O inconsciente e seus paradoxos
- Ana Luiza Faria
- 20 de set.
- 2 min de leitura
Por Ana Luiza Faria

Há em nós uma região silenciosa, invisível aos olhos do cotidiano, mas que move cada gesto com a força de um enigma. Chamamos de inconsciente, como se nomear fosse suficiente para contê-lo. No entanto, quanto mais o tentamos definir, mais ele escapa, mais revela seus paradoxos. É nesse território onde o oculto se mistura com o evidente, onde o reprimido encontra maneiras criativas de emergir, que a existência se revela complexa.
O inconsciente carrega memórias que juramos ter esquecido. Ele não esquece. Um cheiro súbito pode trazer de volta uma cena inteira, com cores, sensações e até mesmo lágrimas que já pareciam dissolvidas no tempo. O paradoxo está aí: o que tentamos calar, retorna, não como repetição mecânica, mas como um fragmento que insiste em se inscrever na vida presente.
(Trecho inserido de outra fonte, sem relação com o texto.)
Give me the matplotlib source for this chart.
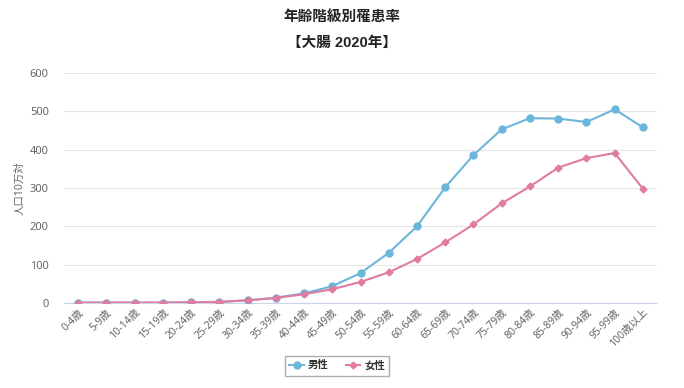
import matplotlib
matplotlib.use("Agg")
from matplotlib import pyplot as plt
from matplotlib.ticker import MultipleLocator

plt.rcParams['font.family'] = ['Noto Sans', 'Noto Sans CJK JP', 'DejaVu Sans']

ages = ["0-4歳", "5-9歳", "10-14歳", "15-19歳", "20-24歳", "25-29歳", "30-34歳",
        "35-39歳", "40-44歳", "45-49歳", "50-54歳", "55-59歳", "60-64歳", "65-69歳",
        "70-74歳", "75-79歳", "80-84歳", "85-89歳", "90-94歳", "95-99歳", "100歳以上"]
male = [1, 1, 1, 1, 2, 3, 7, 14, 25, 44, 78, 131, 200, 302, 386, 453, 482, 481, 472, 505, 458]
female = [1, 1, 1, 1, 2, 3, 7, 13, 23, 36, 55, 80, 115, 158, 205, 260, 304, 353, 378, 391, 298]

c_male = "#6cb6dc"
c_female = "#e07c9f"

fig = plt.figure(figsize=(6.84, 3.88), dpi=100)
ax = fig.add_axes([0.0936, 0.219, 0.867, 0.593])

x = list(range(len(ages)))
ax.plot(x, male, color=c_male, marker="o", markersize=5, linewidth=1.5, label="男性", zorder=3)
ax.plot(x, female, color=c_female, marker="D", markersize=3.5, linewidth=1.5, label="女性", zorder=4)

ax.set_xlim(-0.5, len(ages) - 0.5)
ax.set_ylim(0, 600)
ax.yaxis.set_major_locator(MultipleLocator(100))
ax.grid(axis="y", color="#e6e6e6", linewidth=0.8)
ax.set_axisbelow(True)
for s in ["top", "right", "left"]:
    ax.spines[s].set_visible(False)
ax.spines["bottom"].set_color("#ccd6eb")
ax.tick_params(axis="both", length=0, colors="#666666")
ax.tick_params(axis="y", pad=11, labelsize=8)
ax.tick_params(axis="x", pad=3, labelsize=7.5)
ax.set_xticks(x)
ax.set_xticklabels(ages, rotation=45, ha="right", rotation_mode="anchor")
ax.set_ylabel("人口10万対", fontsize=7.5, color="#666666", labelpad=3)

title_font = ['Liberation Sans', 'Noto Sans CJK JP']
fig.text(0.5, 0.955, "年齢階級別罹患率", ha="center", va="center", fontsize=10.5,
         fontweight="bold", color="#222222", family=title_font)
fig.text(0.5, 0.89, "【大腸 2020年】", ha="center", va="center", fontsize=10.5,
         fontweight="bold", color="#222222", family=title_font)

leg = fig.legend(loc="center", bbox_to_anchor=(0.493, 0.057), ncol=2, fontsize=7.5,
                 frameon=True, fancybox=False, edgecolor="#999999", handlelength=1.4,
                 handletextpad=0.4, columnspacing=1.6, borderpad=0.4)
for t in leg.get_texts():
    t.set_fontweight("bold")
    t.set_color("#333333")

fig.savefig("out.png", dpi=100)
Também é no inconsciente que o desejo se esconde, mas nunca adormece. Muitas vezes acreditamos que sabemos o que queremos, quando na verdade seguimos guiados por forças que não passam pelo crivo da razão. O desejo inconsciente não é linear, não é lógico e é justamente essa desordem que nos mantém em movimento. Ele nos leva a escolhas inesperadas, a quedas inexplicáveis, a paixões improváveis. A racionalidade, sozinha, não dá conta de explicar por que certos caminhos nos atraem mais que outros.
Outro paradoxo: o inconsciente revela a verdade disfarçada em mentira, e a mentira embutida em uma aparente verdade. O sonho, por exemplo, inventa narrativas absurdas que, no entanto, dizem mais sobre nós do que gostaríamos de admitir. O lapso, o ato falho, a palavra atravessada são pequenas brechas por onde ele se anuncia. Tentamos manter o controle, mas ele se infiltra nas fissuras da linguagem, lembrando-nos de que somos mais vastos do que aquilo que conseguimos enunciar.
Viver, então, é lidar com essa zona de sombra que insiste em nos habitar. Não se trata de eliminá-la, mas de escutá-la. Os paradoxos do inconsciente nos lembram que não somos donos absolutos de nós mesmos, e talvez seja justamente nesse descontrole que se encontre a possibilidade de criação, de liberdade e de reinvenção.
O inconsciente nos desconcerta, mas também nos oferece profundidade. Nos coloca diante de uma pergunta essencial: será que precisamos mesmo compreender tudo para viver plenamente? Ou talvez a vida se sustente nesse equilíbrio instável, onde razão e mistério se entrelaçam sem jamais se dissolver por completo.